Working Australians want the Reserve Bank of Australia to cut official interest rates at the final opportunity for the year when the RBA’s two-day Board meeting wraps up tomorrow.
ACTU Secretary Sally McManus and workers from a range of industries will meet outside the RBA’s temporary headquarters in Sydney today to urge the Bank to end its punishing regime of high interest rates.
Australian Unions are concerned the current settings are harming working Australians and are based on the false idea that unemployment needs to go up when it is now clear that wages have had no impact on the trajectory of inflation, which was caused by supply chain issues and price gouging.
The Bank’s refusal to ease the official cash rate poses a risk to the one million new jobs that have been created over the past two-and-a-half years as they remained determined to tip people out of jobs.

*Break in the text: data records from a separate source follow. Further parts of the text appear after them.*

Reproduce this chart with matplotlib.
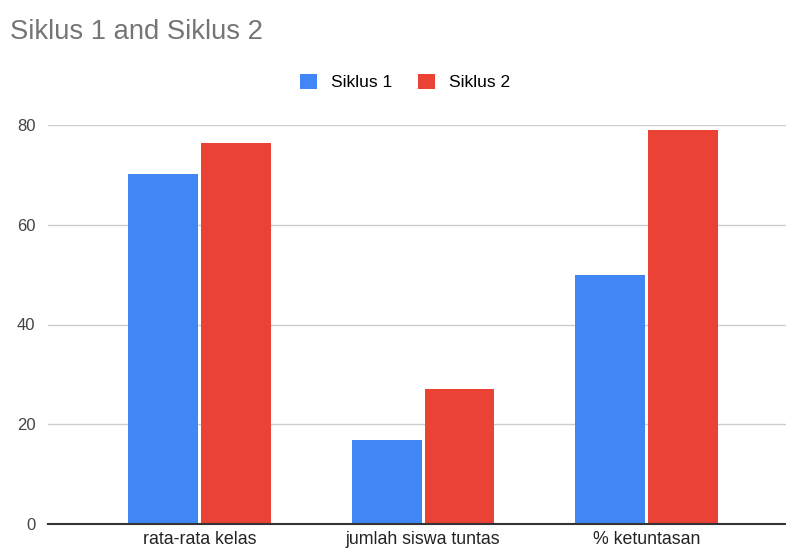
import numpy as np
import matplotlib.pyplot as plt
from matplotlib.patches import Patch

categories = ["rata-rata kelas", "jumlah siswa tuntas", "% ketuntasan"]
siklus1 = [70.2, 16.8, 50.0]
siklus2 = [76.4, 27.0, 79.0]
series_names = ["Siklus 1", "Siklus 2"]
yticks = [0, 20, 40, 60, 80]

BLUE = "#4285F4"
RED = "#EA4335"

plt.rcParams["font.family"] = ["Liberation Sans", "DejaVu Sans"]

fig = plt.figure(figsize=(7.86, 5.54), dpi=100)
ax = fig.add_axes([48 / 786, 30 / 554, 738 / 786, 399 / 554])

x = np.arange(len(categories))
w = 0.313
gap = 0.0134
ax.bar(x - (w + gap) / 2, siklus1, width=w, color=BLUE, zorder=3)
ax.bar(x + (w + gap) / 2, siklus2, width=w, color=RED, zorder=3)

ax.set_xlim(-0.678, 2.624)
ax.set_ylim(0, 80)
ax.set_yticks(yticks)
ax.set_yticklabels([str(t) for t in yticks], fontsize=12, color="#444444")
ax.set_xticks(x)
ax.set_xticklabels(categories, fontsize=12.8, color="#222222")
ax.tick_params(axis="both", length=0)
ax.tick_params(axis="y", pad=9)
ax.tick_params(axis="x", pad=5)
ax.grid(axis="y", color="#cccccc", lw=1, zorder=0)
for s in ["top", "right", "left"]:
    ax.spines[s].set_visible(False)
ax.spines["bottom"].set_color("#333333")
ax.spines["bottom"].set_linewidth(1.5)
ax.spines["bottom"].set_zorder(4)

fig.text(10 / 786, 1 - 32 / 554, "Siklus 1 and Siklus 2", fontsize=19.7,
         color="#757575", va="center", ha="left")

handles = [Patch(facecolor=BLUE), Patch(facecolor=RED)]
fig.legend(handles, series_names, loc="center", bbox_to_anchor=(405 / 786, 1 - 82 / 554),
           ncol=2, frameon=False, fontsize=12.5, handlelength=1.0, handleheight=1.0,
           handletextpad=0.8, columnspacing=1.5)

fig.savefig("out.png", dpi=100)
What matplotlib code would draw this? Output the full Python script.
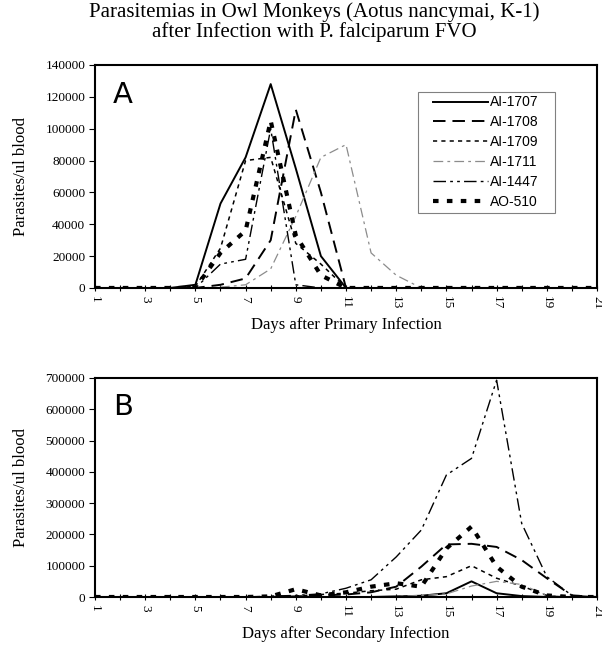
import numpy as np
import matplotlib.pyplot as plt
from matplotlib.patches import Rectangle

plt.rcParams['lines.scale_dashes'] = False

days = list(range(1, 22))
labels = ['AI-1707', 'AI-1708', 'AI-1709', 'AI-1711', 'AI-1447', 'AO-510']

# Panel A - primary infection (parasites/ul blood)
a_1707 = [0, 0, 0, 0, 2000, 53000, 82000, 128000, 75000, 20000, 0, 0, 0, 0, 0, 0, 0, 0, 0, 0, 0]
a_1708 = [0, 0, 0, 0, 0, 2000, 6000, 30000, 112000, 60000, 0, 0, 0, 0, 0, 0, 0, 0, 0, 0, 0]
a_1709 = [0, 0, 0, 0, 1000, 25000, 80000, 82000, 28000, 15000, 0, 0, 0, 0, 0, 0, 0, 0, 0, 0, 0]
a_1711 = [0, 0, 0, 0, 0, 500, 2000, 12000, 45000, 82000, 90000, 22000, 8000, 0, 0, 0, 0, 0, 0, 0, 0]
a_1447 = [0, 0, 0, 0, 0, 15000, 18000, 100000, 2000, 0, 0, 0, 0, 0, 0, 0, 0, 0, 0, 0, 0]
a_510 = [0, 0, 0, 0, 0, 22000, 36000, 105000, 33000, 8000, 0, 0, 0, 0, 0, 0, 0, 0, 0, 0, 0]

# Panel B - secondary infection
b_1707 = [0, 0, 0, 0, 0, 0, 0, 0, 0, 0, 0, 0, 2000, 4000, 12000, 50000, 12000, 3000, 0, 0, 0]
b_1708 = [0, 0, 0, 0, 0, 0, 0, 0, 2000, 5000, 8000, 15000, 33000, 97000, 168000, 170000, 160000, 118000, 60000, 5000, 0]
b_1709 = [0, 0, 0, 0, 0, 0, 0, 0, 3000, 8000, 12000, 20000, 25000, 55000, 65000, 100000, 60000, 35000, 5000, 0, 0]
b_1711 = [0, 0, 0, 0, 0, 0, 0, 0, 0, 0, 0, 0, 2000, 5000, 10000, 35000, 50000, 40000, 5000, 0, 0]
b_1447 = [0, 0, 0, 0, 0, 0, 0, 3000, 5000, 10000, 28000, 55000, 128000, 214000, 390000, 443000, 693000, 235000, 65000, 5000, 0]
b_510 = [0, 0, 0, 0, 0, 0, 0, 2000, 25000, 5000, 15000, 33000, 44000, 33000, 155000, 225000, 97000, 33000, 5000, 0, 0]

styles = [
    dict(color='black', lw=1.4, linestyle='-'),
    dict(color='black', lw=1.4, dashes=(9, 5)),
    dict(color='black', lw=1.1, dashes=(3, 3)),
    dict(color='#8c8c8c', lw=0.9, dashes=(7, 3, 2, 3)),
    dict(color='black', lw=1.0, dashes=(9, 3, 2, 3, 2, 3)),
    dict(color='black', lw=3.0, dashes=(4, 6)),
]

serif = 'Liberation Serif'
fig = plt.figure(figsize=(6.02, 6.48), dpi=100)

fig.text(0.522, 0.997, 'Parasitemias in Owl Monkeys (Aotus nancymai, K-1)',
         ha='center', va='top', fontsize=15, family=serif)
fig.text(0.522, 0.966, 'after Infection with P. falciparum FVO',
         ha='center', va='top', fontsize=15, family=serif)

ax_a = fig.add_axes([0.1578, 0.5556, 0.8339, 0.3441])
ax_b = fig.add_axes([0.1578, 0.0787, 0.8339, 0.3380])

panels = [
    (ax_a, [a_1707, a_1708, a_1709, a_1711, a_1447, a_510], 140000, 20000, 'A', 'Days after Primary Infection'),
    (ax_b, [b_1707, b_1708, b_1709, b_1711, b_1447, b_510], 700000, 100000, 'B', 'Days after Secondary Infection'),
]

for ax, series, ymax, ystep, tag, xlabel in panels:
    for vals, lab, st in zip(series, labels, styles):
        ax.plot(days, vals, label=lab, **st)

    ax.set_xlim(1, 21)
    ax.set_ylim(0, ymax)
    ax.set_xticks(days)
    ax.set_xticklabels([str(d) if d % 2 == 1 else '' for d in days],
                       rotation=270, family=serif, fontsize=9.5)
    ax.set_yticks(np.arange(0, ymax + 1, ystep))
    ax.set_yticklabels([str(int(v)) for v in np.arange(0, ymax + 1, ystep)],
                       family=serif, fontsize=9.5)
    ax.tick_params(axis='x', direction='inout', length=5, width=0.8, pad=3)
    ax.tick_params(axis='y', direction='out', length=4, width=0.8, pad=3)
    for sp in ax.spines.values():
        sp.set_linewidth(1.5)

    ax.set_ylabel('Parasites/ul blood', family=serif, fontsize=12, labelpad=12)
    ax.set_xlabel(xlabel, family=serif, fontsize=12, labelpad=6)
    ax.text(0.036, 0.93, tag, transform=ax.transAxes, ha='left', va='top',
            fontsize=21, family='DejaVu Sans')

# legend without its own frame, box drawn separately (wider side padding like the original)
ax_a.legend(loc='upper left', bbox_to_anchor=(0.666, 0.879), borderaxespad=0,
            frameon=False, handlelength=4.0, handletextpad=0.15,
            labelspacing=0.42, borderpad=0.25,
            prop={'family': 'Liberation Sans', 'size': 10})
ax_a.add_patch(Rectangle((0.6434, 0.3363), 0.2729, 0.5426, transform=ax_a.transAxes,
                         fill=False, edgecolor='#808080', lw=0.8, zorder=5))

plt.savefig('out.png', dpi=100)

The RBA Act was amended last week to include a new overarching objective to ‘promote the economic prosperity and welfare of the people of Australia.’ If the RBA doesn’t cut rates tomorrow, it will have failed in its new mission at the first real test.
The RBA Board must do more than acknowledge that its policy settings cause hardship and act to take pressure off working people whose cost-of-living pressures have been caused by the housing pressures interest rates create.
Quotes attributable to ACTU Secretary, Sally McManus:
“The RBA is out of touch and out of step. There are real people behind the statistics they see; real people who are being smashed by their refusal to join the rest of the world starting to cut rates. We are concerned that the RBA is making a serious mistake by keeping rates too high for too long. They were wrong on wages – there was no wages spiral. They were blind to price gouging when it was obvious to everyone. And their outdated idea that unemployment needs to go up is also wrong.
“Working people are under so much pressure that household spending actually went backwards last quarter. Normally when that happens, the alarm bells sound in the central bank and it urgently cuts interest rates. The alarm bells should be sounding loudly during the RBA board meeting starting today as nearly half the recent drop in household income is due to increased mortgage repayments – a situation entirely in the hands of the RBA to start fixing.
“If it wasn’t for decent wage growth supported by this Government, people would be completely underwater.
“Central banks around the world are already cutting rates. The US Federal Reserve and the Reserve Bank of New Zealand began cutting rates when their inflation was still above target. The RBA needs to do the same thing here. There is no clear reason not to with Australia’s headline inflation rate of 2.8 percent within the RBA’s target band.
“The RBA is racing towards a cliff and thinks it can slam on the brakes at the last moment. It should have done so last month, the next best time is now.”